The process expands exponentially, encompassing more and more millions of people in more and more occupations – “workers”, professionals, entrepreneurs, investors, businessmen, artists, writers, inventors, et al. But beneath all of the complexities of a modern industrial economy lies the basic dynamic of individual production and trade. And underpinning that dynamic lies a basic, inescapable truth that every honorable individual, rich or poor, understands and respects: work comes before money.
But what happens when the government decides to “stimulate” the economy? Basically, there are two types of stimulus; fiscal (government spending) and monetary (inflation). Bush’s 2008 program (remember those $1200 checks?) and Obama’s signature 2009 package are examples of fiscal stimulus. The government seeks to stimulate “demand” by flooding the economy with money in one form or another. “Where does the money come from?” is the question always evaded by the stimulators. (For a good discussion of the fallacy behind stimulus economics, see George Reisman, Production versus Consumption)
Unlike the private economy--where, except for criminals, people work for their money--the government produces nothing. Instead, it takes from productive individuals – though not as honestly and openly as the criminal – in three ways: direct taxation; borrowing, which is future taxation; and the most deceitful way of all, inflation.
Inflation is the artificial expansion of the money supply; that is, money creation backed not by productive work, but by … nothing! Inflationary money is essentially counterfeit paper. An example of this type of stimulus is Bernanke’s “Quantitative Easing,” or “QE.” But this phony money creates artificial “demand” for real goods and services. Due to the inexorable law of supply and demand, inflation-created "demand" leads to rising prices in some sector of the economy, sooner or later. (For a thorough examination of the nature of inflation, see Ayn Rand, Egalitarianism and Inflation, in Philosophy, Who Needs It?)
But government cannot in fact create demand, because it produces nothing. Say’s Law is absolute: Only supply can create demand – work comes before money. The only things that inflation can in fact stimulate are temporary financial distortions, such as the recent housing bubble. There is no free lunch in nature, or in economics. (This is why bubbles always burst, with devastating consequences. You can’t have your stimulus, and eat it too.) The artificial demand created by inflation comes out of the earnings of productive individuals in the form of a reduction in the value of their money as manifested by the rising prices. Put simply, inflation is a tax, not on your dollars, but on your purchasing power.
Whether fiscal or monetary, stimulus programs are nothing more than a massive redistribution of existing demand – i.e., of wealth. The difference between government and private spending could not be more stark: Private “consumers” work for the money they spend, thus producing their own demand. Stimulus politicians – from liberals like Obama to pseudo-conservatives like Bush – do not and can not create demand. They simply steal it. The source of consumer spending is productive work.
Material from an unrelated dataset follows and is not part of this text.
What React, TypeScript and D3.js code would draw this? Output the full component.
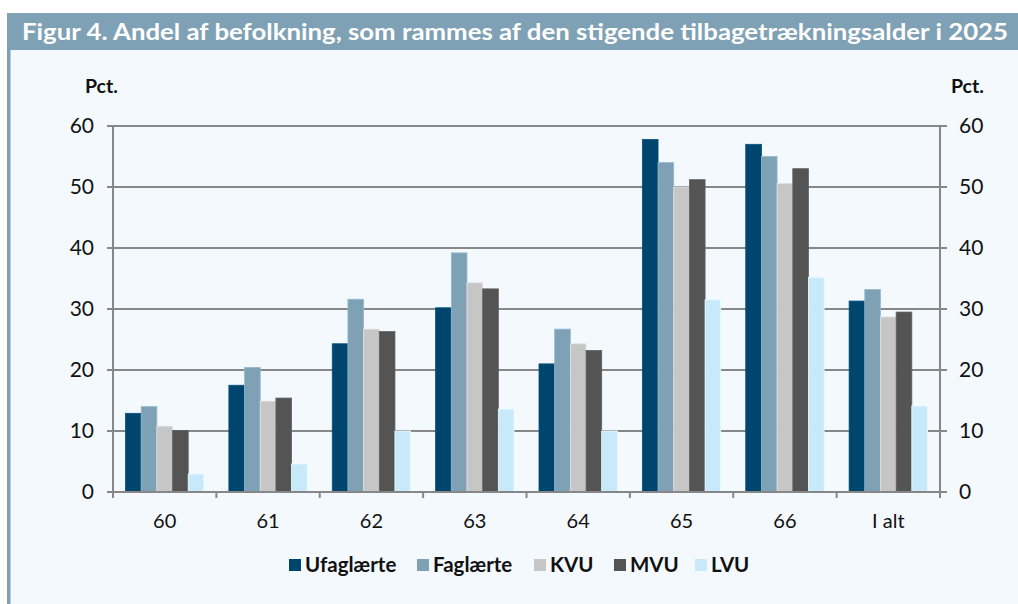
import React from "react";
import * as d3 from "d3";

const categories = ["60", "61", "62", "63", "64", "65", "66", "I alt"];
const seriesNames = ["Ufaglærte", "Faglærte", "KVU", "MVU", "LVU"];
const ufaglaerte = [12.9, 17.5, 24.3, 30.2, 21.0, 57.8, 57.0, 31.3];
const faglaerte = [14.0, 20.4, 31.6, 39.2, 26.7, 54.0, 55.0, 33.2];
const kvu = [10.8, 14.9, 26.7, 34.3, 24.3, 50.0, 50.6, 28.7];
const mvu = [10.1, 15.4, 26.3, 33.3, 23.2, 51.2, 53.0, 29.5];
const lvu = [2.95, 4.6, 10.0, 13.6, 10.0, 31.5, 35.2, 14.1];
const yTicks = [0, 10, 20, 30, 40, 50, 60];
const colors = ["#00456e", "#7fa1b6", "#c6c6c6", "#545454", "#c8e9f9"];
const title = "Figur 4. Andel af befolkning, som rammes af den stigende tilbagetrækningsalder i 2025";

export default function App() {
  const W = 1018, H = 604;
  const left = 113, right = 940, top = 126, bottom = 492;
  const series = [ufaglaerte, faglaerte, kvu, mvu, lvu];
  const x = d3.scaleBand<string>().domain(categories).range([left, right]).paddingInner(0).paddingOuter(0);
  const inner = d3.scaleBand<number>().domain(d3.range(seriesNames.length)).range([12.5, x.bandwidth() - 12.5]);
  const y = d3.scaleLinear().domain([0, 60]).range([bottom, top]);
  const font = "Lato, 'Open Sans', sans-serif";
  const grid = "#878787";
  const legendX = [289, 417, 534, 614, 695];

  return (
    <svg width={W} height={H} style={{ position: "absolute", left: 0, top: 0, display: "block" }}>
      <rect x={0} y={0} width={W} height={H} fill="#ffffff" />
      <rect x={7} y={50} width={W - 7} height={H - 50} fill="#f4f9fe" />
      <rect x={7} y={50} width={3.5} height={H - 50} fill="#7fa1b5" />
      <rect x={7} y={13} width={W - 7} height={37} fill="#7fa1b5" />
      <text x={22} y={40} fill="#ffffff" fontFamily={font} fontWeight={700} fontSize={23}
        textLength={986} lengthAdjust="spacingAndGlyphs">{title}</text>

      <text x={85} y={93} fontFamily={font} fontWeight={700} fontSize={19.5} fill="#111">Pct.</text>
      <text x={951} y={93} fontFamily={font} fontWeight={700} fontSize={19.5} fill="#111">Pct.</text>

      {yTicks.map((t) => (
        <g key={t}>
          <line x1={left - 6} x2={right + 7} y1={y(t)} y2={y(t)} stroke={grid} strokeWidth={2} />
          <text x={94} y={y(t)} dy="0.35em" textAnchor="end" fontFamily={font} fontSize={21} fill="#111">{t}</text>
          <text x={959} y={y(t)} dy="0.35em" textAnchor="start" fontFamily={font} fontSize={21} fill="#111">{t}</text>
        </g>
      ))}

      {categories.map((c, i) => (
        <g key={c}>
          {series.map((s, j) => (
            <rect key={j} x={(x(c) as number) + (inner(j) as number)} y={y(s[i])}
              width={inner.bandwidth()} height={bottom - y(s[i])} fill={colors[j]}
              stroke={d3.color(colors[j])!.brighter(0.4).toString()} strokeWidth={0.8} />
          ))}
          <text x={(x(c) as number) + x.bandwidth() / 2} y={521} dy="0.35em" textAnchor="middle"
            fontFamily={font} fontSize={20} fill="#111">{c}</text>
        </g>
      ))}

      {[...categories.map((c) => x(c) as number), right].map((v, i) => (
        <line key={i} x1={v} x2={v} y1={bottom} y2={bottom + 6} stroke={grid} strokeWidth={2} />
      ))}
      <line x1={left} x2={left} y1={top - 1} y2={bottom + 1} stroke={grid} strokeWidth={2} />
      <line x1={right} x2={right} y1={top - 1} y2={bottom + 1} stroke={grid} strokeWidth={2} />
      <line x1={left - 6} x2={right + 7} y1={bottom} y2={bottom} stroke={grid} strokeWidth={2} />

      {seriesNames.map((n, j) => (
        <g key={n}>
          <rect x={legendX[j]} y={559} width={12} height={12} fill={colors[j]} />
          <text x={legendX[j] + 16} y={565} dy="0.36em" fontFamily={font} fontWeight={700} fontSize={20.5} fill="#111">{n}</text>
        </g>
      ))}
    </svg>
  );
}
The source of government “demand-side” stimulus policies is economic plunder.
The whole idea that the government can stimulate the economy through fiscal and monetary manipulation is a monumental fraud. As history has shown, economies flourish only to the extent governments refrain from hindering economic activity. Stimulus policies, just like economic regulation, are a hindrance, and nothing more. It logically follows that the only form of "stimulus" any government can in fact provide for the economy is to protect individual rights, including rights to property, contract, and trade, which includes laws against fraud, extortion, breech-of-contract, etc. Translated into concrete terms, this means embarking on a massive, systematic reduction in government spending, taxation, and regulation, until full laissez-faire capitalism as been achieved.
The government can do nothing except to let the economy roll, or hinder it. It should let the economy roll.
For more, see:
OBushonomics vs. Gilliganomics
Time to Minimize "Macroeconomics"
1 comment:
Let me give my answer to why a gvt. can't stimulate an economy before I read your posting.
A gvt. can't stimulate an economy because it's not designed to, because it's not meant to. An economy is stimulated by the need of physical subsistence and the desire for more beyond that. A gvt. is designed and meant to enable and protect that in the context of human relations, from initiatory physical force. Initiatory physical force retards, stops, and reverses economic progress, against the stimulus. But, gvt. is a special economic activity originated and encouraged by the stimulus to destroy initiatory force with responsive force.
The "idea" of "gvt. simulating the economy" is a sorceror's sleight of mind to smear the concept of gvt. in people's minds and to keep it smeared. It's actually the act of favoring some people's economy over other's, by force, which is automatically initiatory.
Gvt. can't do that. Gvt. does the opposite. It favors all economics to the destruction of initiatory force.
The sorceror uses gvt. as a guise to cover the criminal (initiatory) nature of favoring the economy of some over that of others by force, then "tweaking" or sometimes "kicking" (jump starting) the criminal system, as a "stimulus". The sleight of mind is using the guise of gvt. as cover by equating its forcible nature with that of the criminal system under the notion of altruism as a morality. Altruism is just more sorcery to keep total control of basic human conscious orientation. This enables dictatorial rule, which follows.
That's "gvt. stimulating the economy", or dictatorial rule of masters over slaves.
Actual gvt. cannot and does not do that. All gvt. can, and does, do is enable and protect economics, by responsive force against initiation, so economics can operate under its own natural stimulus: the need of subsistence and the desire for more beyond.